In this environment, there is a tendency for both of our economies to develop a mix of commodity trade and niche marketing. We compete in the lowest and the highest ends of the value chain. Our fuller growth potential, and the capacity to raise the living standards of our people, rests essentially on our success in moving back towards the middle from both ends of the spectrum.
Our commodity based industries need to add more value, and our niche products need to penetrate larger markets. In theory we can do this from our Australasian fortress. It does need a lot of research and development, skills enhancement, market penetration and so on. I am not sure how your economy has done in this regard, but our performance has been less than stellar.
There is no magic bullet, but I think our mutual economic interests are enhanced if we move to expand the range of countries with which we have enhanced special relationships. These can fall short of full economic union and indeed even short of full free trade agreements.

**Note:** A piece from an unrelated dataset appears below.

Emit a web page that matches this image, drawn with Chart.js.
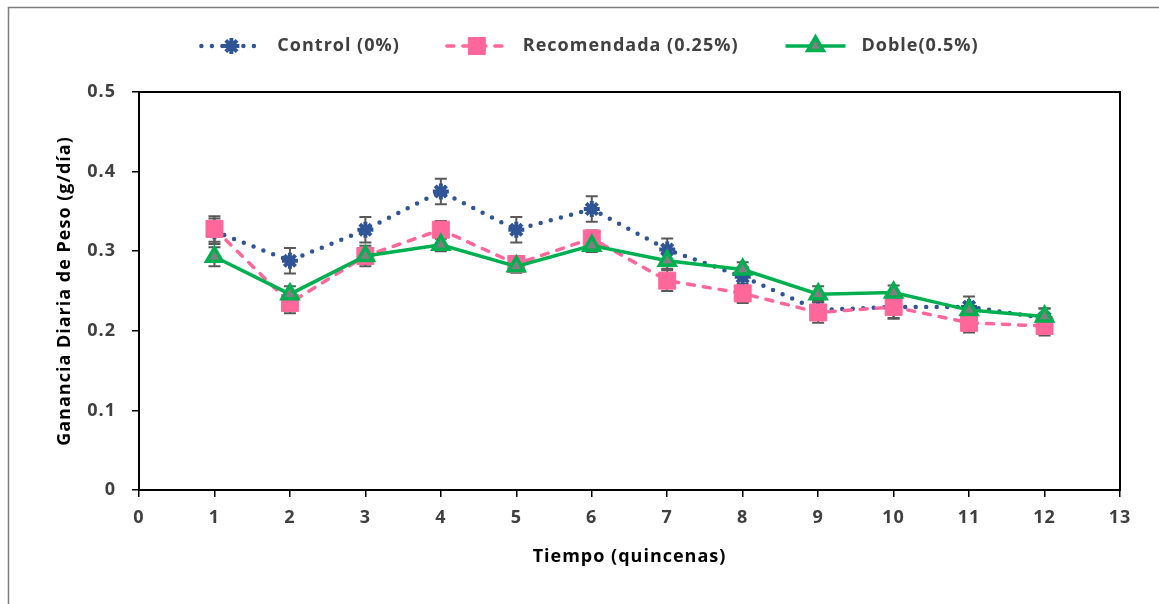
<!DOCTYPE html>
<html lang="es">
<head>
<meta charset="utf-8">
<title>Ganancia Diaria de Peso</title>
<script src="https://cdn.jsdelivr.net/npm/chart.js@4/dist/chart.umd.min.js"></script>
<style>
  html, body { margin: 0; padding: 0; background: #ffffff; }
  #wrap { width: 1159px; height: 604px; }
</style>
</head>
<body>
<div id="wrap"><canvas id="chart" width="1159" height="604"></canvas></div>
<script>
// Tiempo en quincenas
const quincenas = [1, 2, 3, 4, 5, 6, 7, 8, 9, 10, 11, 12];

// Ganancia diaria de peso (g/día) por tratamiento
const controlGdp     = [0.325, 0.288, 0.327, 0.375, 0.327, 0.353, 0.302, 0.268, 0.226, 0.230, 0.230, 0.216];
const recomendadaGdp = [0.328, 0.235, 0.294, 0.327, 0.284, 0.316, 0.263, 0.247, 0.223, 0.230, 0.210, 0.206];
const dobleGdp       = [0.293, 0.246, 0.294, 0.308, 0.281, 0.307, 0.288, 0.277, 0.246, 0.248, 0.226, 0.218];

// Error estándar de cada media
const controlEe     = [0.016, 0.016, 0.016, 0.016, 0.016, 0.016, 0.014, 0.012, 0.012, 0.014, 0.013, 0.012];
const recomendadaEe = [0.016, 0.013, 0.013, 0.011, 0.010, 0.010, 0.013, 0.012, 0.013, 0.015, 0.012, 0.012];
const dobleEe       = [0.012, 0.010, 0.010, 0.008, 0.008, 0.008, 0.010, 0.009, 0.010, 0.009, 0.010, 0.010];

const serieNombres = ['Control (0%)', 'Recomendada (0.25%)', 'Doble(0.5%)'];

const FONT = "'Open Sans', 'Noto Sans', 'Liberation Sans', sans-serif";
const AZUL = '#2F5597';
const ROSA = '#FF6699';
const VERDE = '#00B050';
const GRIS_MARCA = '#808080';
const GRIS_ERROR = '#595959';
const GRIS_TEXTO = '#404040';

function puntos(valores) {
  return quincenas.map((q, i) => ({ x: q, y: valores[i] }));
}

const datasets = [
  {
    label: serieNombres[0],
    data: puntos(controlGdp),
    errores: controlEe,
    borderColor: AZUL,
    backgroundColor: AZUL,
    borderWidth: 4.5,
    borderDash: [0, 10.5],
    borderCapStyle: 'round',
    pointStyle: 'star',
    pointRadius: 8,
    pointBorderWidth: 4,
    pointBorderColor: AZUL,
    pointBackgroundColor: AZUL,
    order: 3
  },
  {
    label: serieNombres[1],
    data: puntos(recomendadaGdp),
    errores: recomendadaEe,
    borderColor: ROSA,
    backgroundColor: ROSA,
    borderWidth: 3.5,
    borderDash: [7, 9],
    borderCapStyle: 'round',
    pointStyle: 'rect',
    pointRadius: 12,
    pointBorderWidth: 1,
    pointBorderColor: ROSA,
    pointBackgroundColor: ROSA,
    order: 2
  },
  {
    label: serieNombres[2],
    data: puntos(dobleGdp),
    errores: dobleEe,
    borderColor: VERDE,
    backgroundColor: GRIS_MARCA,
    borderWidth: 3.5,
    pointStyle: 'triangle',
    pointRadius: 9,
    pointBorderWidth: 3.5,
    pointBorderColor: VERDE,
    pointBackgroundColor: GRIS_MARCA,
    order: 1
  }
];

// Fondo, marco exterior y espaciado de letras para todos los textos
const marcoExterior = {
  id: 'marcoExterior',
  beforeDraw(chart) {
    const ctx = chart.ctx;
    ctx.letterSpacing = '1px';
    ctx.save();
    ctx.fillStyle = '#ffffff';
    ctx.fillRect(0, 0, chart.width, chart.height);
    ctx.strokeStyle = '#7f7f7f';
    ctx.lineWidth = 1.5;
    ctx.strokeRect(8.5, 7.5, chart.width + 10, chart.height + 10);
    ctx.restore();
  }
};

// Barras de error (media ± EE)
const barrasError = {
  id: 'barrasError',
  beforeDatasetsDraw(chart) {
    const ctx = chart.ctx;
    const xs = chart.scales.x, ys = chart.scales.y;
    ctx.save();
    ctx.strokeStyle = GRIS_ERROR;
    ctx.lineWidth = 2;
    chart.data.datasets.forEach(ds => {
      ds.data.forEach((p, i) => {
        const e = ds.errores[i];
        const px = xs.getPixelForValue(p.x);
        const y1 = ys.getPixelForValue(p.y + e);
        const y2 = ys.getPixelForValue(p.y - e);
        ctx.beginPath();
        ctx.moveTo(px, y1); ctx.lineTo(px, y2);
        ctx.moveTo(px - 6, y1); ctx.lineTo(px + 6, y1);
        ctx.moveTo(px - 6, y2); ctx.lineTo(px + 6, y2);
        ctx.stroke();
      });
    });
    ctx.restore();
  }
};

// Recuadro del área de trazado
const recuadro = {
  id: 'recuadro',
  afterDraw(chart) {
    const a = chart.chartArea;
    const ctx = chart.ctx;
    ctx.save();
    ctx.strokeStyle = '#000000';
    ctx.lineWidth = 2;
    ctx.strokeRect(a.left, a.top, a.right - a.left, a.bottom - a.top);
    ctx.restore();
  }
};

function marca(ctx, ds, x, y) {
  ctx.save();
  ctx.setLineDash([]);
  ctx.fillStyle = ds.pointBackgroundColor;
  ctx.strokeStyle = ds.pointBorderColor;
  ctx.lineWidth = ds.pointBorderWidth;
  Chart.helpers.drawPoint(ctx, {
    pointStyle: ds.pointStyle,
    radius: ds.pointRadius,
    borderWidth: ds.pointBorderWidth,
    rotation: 0
  }, x, y);
  ctx.restore();
}

// Leyenda: muestra de línea con marcador y nombre de la serie
const leyenda = {
  id: 'leyenda',
  afterDraw(chart) {
    const ctx = chart.ctx;
    const muestra = 64, sep = 14, hueco = 45, yc = 46, centro = 589;
    ctx.save();
    ctx.letterSpacing = '1px';
    ctx.font = 'bold 18px ' + FONT;
    const anchos = chart.data.datasets.map(ds => ctx.measureText(ds.label).width);
    const total = anchos.reduce((s, w) => s + muestra + sep + w, 0) + hueco * (anchos.length - 1);
    let x = centro - total / 2;
    chart.data.datasets.forEach((ds, i) => {
      ctx.save();
      ctx.strokeStyle = ds.borderColor;
      ctx.lineWidth = ds.borderWidth;
      ctx.lineCap = ds.borderCapStyle || 'butt';
      ctx.setLineDash(ds.borderDash || []);
      ctx.beginPath();
      ctx.moveTo(x + 2, yc);
      ctx.lineTo(x + muestra - 2, yc);
      ctx.stroke();
      ctx.restore();
      marca(ctx, ds, x + muestra / 2, yc);
      ctx.fillStyle = GRIS_TEXTO;
      ctx.textAlign = 'left';
      ctx.textBaseline = 'middle';
      ctx.font = 'bold 18px ' + FONT;
      ctx.fillText(ds.label, x + muestra + sep, yc);
      x += muestra + sep + anchos[i] + hueco;
    });
    ctx.restore();
  }
};

new Chart(document.getElementById('chart'), {
  type: 'line',
  data: { datasets },
  plugins: [marcoExterior, barrasError, recuadro, leyenda],
  options: {
    responsive: false,
    animation: false,
    devicePixelRatio: 1,
    layout: { padding: { top: 92, right: 39, left: 0, bottom: 0 } },
    elements: { line: { tension: 0, fill: false } },
    plugins: {
      legend: { display: false },
      tooltip: { enabled: false }
    },
    scales: {
      x: {
        type: 'linear',
        min: 0,
        max: 13,
        afterFit(scale) { scale.height = 114; },
        ticks: {
          stepSize: 1,
          padding: 10,
          color: GRIS_TEXTO,
          font: { family: FONT, size: 18, weight: 'bold' }
        },
        grid: {
          drawOnChartArea: false,
          drawTicks: true,
          tickLength: 7,
          color: '#000000',
          lineWidth: 1.5
        },
        border: { display: false },
        title: {
          display: true,
          text: 'Tiempo (quincenas)',
          color: '#000000',
          padding: { top: 0, bottom: 36 },
          font: { family: FONT, size: 18, weight: 'bold', lineHeight: 1.2 }
        }
      },
      y: {
        min: 0,
        max: 0.5,
        afterFit(scale) { scale.width = 139; },
        ticks: {
          stepSize: 0.1,
          padding: 16,
          color: GRIS_TEXTO,
          font: { family: FONT, size: 18, weight: 'bold' }
        },
        grid: {
          drawOnChartArea: false,
          drawTicks: true,
          tickLength: 7,
          color: '#000000',
          lineWidth: 1.5
        },
        border: { display: false },
        title: {
          display: true,
          text: 'Ganancia Diaria de Peso (g/día)',
          color: '#000000',
          padding: { top: 54, bottom: 0 },
          font: { family: FONT, size: 18, weight: 'bold', lineHeight: 1.2 }
        }
      }
    }
  }
});
</script>
</body>
</html>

There are, though, countries where mutual interest can improve the size of the markets within which we all expand the penetration of value added product. Obvious examples are Singapore and Chile, but we should not see that as the limit of our options.
My theme is that we are close socially, historically and economically, and yet we develop our social and economic strategies totally independently. I haven’t got any firm ideas on how to close that process gap, but I have signalled in New Zealand that at some point we need to develop what I have tentatively labelled an “Australia strategy”. The logical extension of that is that we develop it through a process of codetermination.
The rivalry will not end, but we can pursue the rivalry from a position where we can collectively pursue and advance our individual welfare.
[The full transcript of Michael Cullen’s speech is no longer available online].